* _Given records_
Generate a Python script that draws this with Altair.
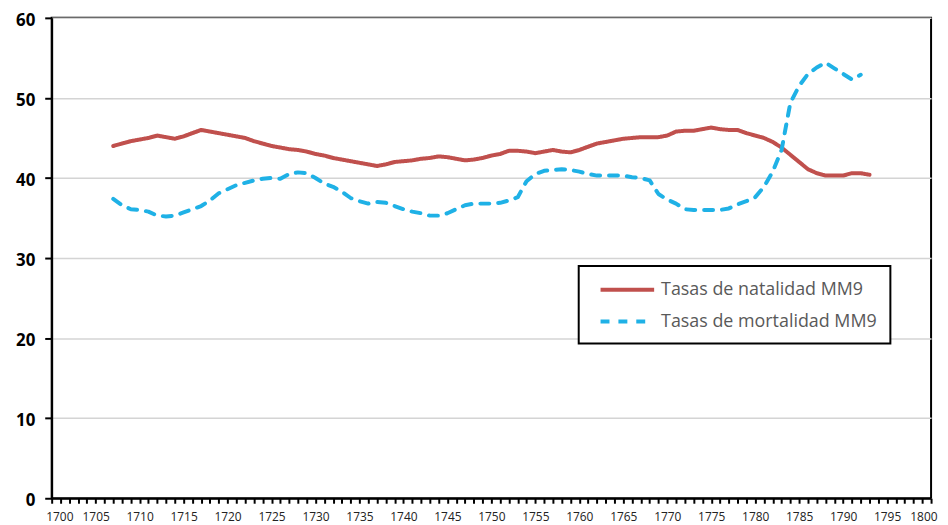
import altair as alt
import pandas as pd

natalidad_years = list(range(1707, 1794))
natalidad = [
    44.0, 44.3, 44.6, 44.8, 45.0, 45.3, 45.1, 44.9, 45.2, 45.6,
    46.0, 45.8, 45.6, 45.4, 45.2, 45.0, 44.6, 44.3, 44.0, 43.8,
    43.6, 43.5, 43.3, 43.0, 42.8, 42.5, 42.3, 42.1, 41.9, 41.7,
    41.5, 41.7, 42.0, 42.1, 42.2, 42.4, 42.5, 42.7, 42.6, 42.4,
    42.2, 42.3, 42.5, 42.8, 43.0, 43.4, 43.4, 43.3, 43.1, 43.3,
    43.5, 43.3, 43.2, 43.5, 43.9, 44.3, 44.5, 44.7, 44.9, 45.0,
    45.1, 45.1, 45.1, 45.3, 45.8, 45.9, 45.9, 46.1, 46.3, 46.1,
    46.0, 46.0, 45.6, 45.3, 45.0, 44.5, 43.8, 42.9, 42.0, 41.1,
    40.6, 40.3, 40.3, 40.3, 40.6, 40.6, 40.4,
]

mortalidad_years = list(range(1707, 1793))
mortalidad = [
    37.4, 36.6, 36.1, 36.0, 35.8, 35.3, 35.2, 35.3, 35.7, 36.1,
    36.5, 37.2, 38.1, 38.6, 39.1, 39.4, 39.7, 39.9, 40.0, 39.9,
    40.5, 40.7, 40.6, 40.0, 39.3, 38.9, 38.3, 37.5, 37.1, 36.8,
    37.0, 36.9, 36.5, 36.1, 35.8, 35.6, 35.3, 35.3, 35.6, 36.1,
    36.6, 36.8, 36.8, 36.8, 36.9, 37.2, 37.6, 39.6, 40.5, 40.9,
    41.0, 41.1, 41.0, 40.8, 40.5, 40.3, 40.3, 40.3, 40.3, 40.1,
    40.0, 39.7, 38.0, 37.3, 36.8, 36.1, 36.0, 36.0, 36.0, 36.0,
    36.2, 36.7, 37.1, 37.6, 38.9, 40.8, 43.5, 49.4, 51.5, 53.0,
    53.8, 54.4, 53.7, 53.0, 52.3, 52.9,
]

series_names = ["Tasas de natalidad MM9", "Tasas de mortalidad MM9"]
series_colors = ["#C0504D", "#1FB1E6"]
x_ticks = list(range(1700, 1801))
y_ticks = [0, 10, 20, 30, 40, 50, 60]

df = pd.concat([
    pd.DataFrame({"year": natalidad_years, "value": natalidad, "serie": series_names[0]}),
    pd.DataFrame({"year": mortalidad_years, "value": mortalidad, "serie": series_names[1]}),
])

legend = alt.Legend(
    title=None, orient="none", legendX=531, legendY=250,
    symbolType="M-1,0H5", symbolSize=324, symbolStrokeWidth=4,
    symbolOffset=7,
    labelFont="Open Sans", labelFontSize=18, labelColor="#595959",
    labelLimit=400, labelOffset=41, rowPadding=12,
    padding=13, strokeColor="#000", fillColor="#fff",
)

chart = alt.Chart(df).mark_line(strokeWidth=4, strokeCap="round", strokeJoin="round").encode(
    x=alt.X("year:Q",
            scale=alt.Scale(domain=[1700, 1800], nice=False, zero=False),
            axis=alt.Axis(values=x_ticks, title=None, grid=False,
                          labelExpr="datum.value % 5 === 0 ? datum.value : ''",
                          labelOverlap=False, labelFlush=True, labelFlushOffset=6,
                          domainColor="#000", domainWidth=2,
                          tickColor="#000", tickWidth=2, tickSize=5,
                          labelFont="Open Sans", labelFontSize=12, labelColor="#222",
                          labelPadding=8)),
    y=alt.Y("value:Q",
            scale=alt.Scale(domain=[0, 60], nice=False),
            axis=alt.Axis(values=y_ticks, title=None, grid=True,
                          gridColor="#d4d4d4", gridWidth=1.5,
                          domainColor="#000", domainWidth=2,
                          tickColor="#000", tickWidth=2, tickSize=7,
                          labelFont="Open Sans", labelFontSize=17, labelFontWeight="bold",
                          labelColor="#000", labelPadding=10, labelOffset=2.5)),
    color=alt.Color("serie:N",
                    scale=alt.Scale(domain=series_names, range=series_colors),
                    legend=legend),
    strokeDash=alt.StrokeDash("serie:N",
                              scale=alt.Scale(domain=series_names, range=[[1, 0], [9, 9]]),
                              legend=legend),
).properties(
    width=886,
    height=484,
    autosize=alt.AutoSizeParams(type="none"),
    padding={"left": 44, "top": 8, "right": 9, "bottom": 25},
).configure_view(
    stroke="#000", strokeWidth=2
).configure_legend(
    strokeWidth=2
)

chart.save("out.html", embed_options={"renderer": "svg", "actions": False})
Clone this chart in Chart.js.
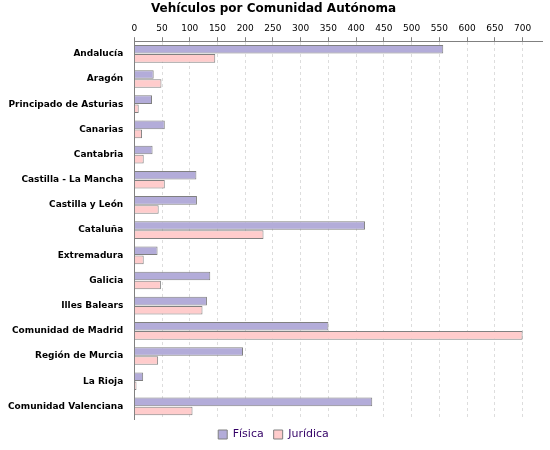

* _Short task_
Write out nothing but the lines from the start of the data through the line with "import pandas as pd". Leave out the pictures.

* _Worked solution_
Generate a Python script that draws this with Altair.
import altair as alt
import pandas as pd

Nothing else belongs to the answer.